To make it more scientific, here's an overview of how it works:


When you call ./ddlscan it uses Tungsten Replicator libraries and connects to the underlying DBMS through appropriate JDBC driver. There are classes in the Replicator which extract metadata from the requested schema. Tables, columns, keys and so on are identified and then provided as JAVA objects to the Velocity template-generating engine.

Velocity templates are not hard to write. Here's an example of a template that reports tables without primary keys: ddl-check-pkeys.vm - if comments and headers were removed, it's only 3 lines of code (at least, at the time of writing this article). To make it easier to handle the syntax, use some plugin like veloedit.

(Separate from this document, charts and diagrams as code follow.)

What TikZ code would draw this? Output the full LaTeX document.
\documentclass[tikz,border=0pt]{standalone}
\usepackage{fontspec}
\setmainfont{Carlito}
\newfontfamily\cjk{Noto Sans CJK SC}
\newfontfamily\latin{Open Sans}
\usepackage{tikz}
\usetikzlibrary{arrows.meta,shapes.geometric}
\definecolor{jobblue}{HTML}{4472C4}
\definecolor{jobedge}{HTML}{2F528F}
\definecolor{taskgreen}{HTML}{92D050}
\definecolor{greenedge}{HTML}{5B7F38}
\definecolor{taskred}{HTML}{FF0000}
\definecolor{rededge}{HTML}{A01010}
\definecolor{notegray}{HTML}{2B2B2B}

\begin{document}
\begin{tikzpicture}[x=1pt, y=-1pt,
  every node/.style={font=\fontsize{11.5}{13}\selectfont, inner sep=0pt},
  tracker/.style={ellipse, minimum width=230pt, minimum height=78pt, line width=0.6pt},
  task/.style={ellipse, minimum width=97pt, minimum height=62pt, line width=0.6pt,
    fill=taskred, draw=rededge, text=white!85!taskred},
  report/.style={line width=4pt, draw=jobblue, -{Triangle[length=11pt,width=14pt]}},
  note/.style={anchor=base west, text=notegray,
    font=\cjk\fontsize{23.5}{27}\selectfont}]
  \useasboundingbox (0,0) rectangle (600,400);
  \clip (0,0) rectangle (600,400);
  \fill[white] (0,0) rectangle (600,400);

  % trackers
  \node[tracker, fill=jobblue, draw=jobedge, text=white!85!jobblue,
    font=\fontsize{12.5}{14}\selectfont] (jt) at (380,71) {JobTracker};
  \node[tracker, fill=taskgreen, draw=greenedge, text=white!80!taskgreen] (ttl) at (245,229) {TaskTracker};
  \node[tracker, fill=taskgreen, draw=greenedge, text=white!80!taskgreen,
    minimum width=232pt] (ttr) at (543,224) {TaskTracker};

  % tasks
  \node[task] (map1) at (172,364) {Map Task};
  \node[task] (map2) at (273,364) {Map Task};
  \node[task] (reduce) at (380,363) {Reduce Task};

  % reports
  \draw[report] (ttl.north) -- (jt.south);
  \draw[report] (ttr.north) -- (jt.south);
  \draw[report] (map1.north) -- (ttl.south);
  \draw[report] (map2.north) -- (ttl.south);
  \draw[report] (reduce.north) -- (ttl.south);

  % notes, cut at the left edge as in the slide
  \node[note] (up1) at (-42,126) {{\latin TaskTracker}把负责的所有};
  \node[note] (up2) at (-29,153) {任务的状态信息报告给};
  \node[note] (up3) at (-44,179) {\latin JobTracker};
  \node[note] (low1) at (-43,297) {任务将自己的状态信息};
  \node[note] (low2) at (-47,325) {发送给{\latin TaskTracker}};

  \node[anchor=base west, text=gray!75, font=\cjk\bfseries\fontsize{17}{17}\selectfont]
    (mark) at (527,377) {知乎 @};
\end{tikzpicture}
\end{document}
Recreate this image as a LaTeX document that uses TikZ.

Finally, user receives a rendered result from applying schema metadata to a template.

Possibilities


By leveraging this simple approach many tasks can be automated. Here's just a few ideas:
  • The mentioned transformation of schema dialects between different DBMS types.
  • Automatic trigger generation for trigger-based replication or ETL tools.
  • Staging tables generation for loading data warehouses (eg. Vertica).
  • Schema validation (scanning for potential issues).
  • Automatic code generation. Eg. generating shell scripts to do something with the tables, generating JavaScript filters for Tungsten Replicator.

Conclusion


We have briefly reviewed how ./ddlscan tool works. More articles about specific use cases to come. Happy rendering!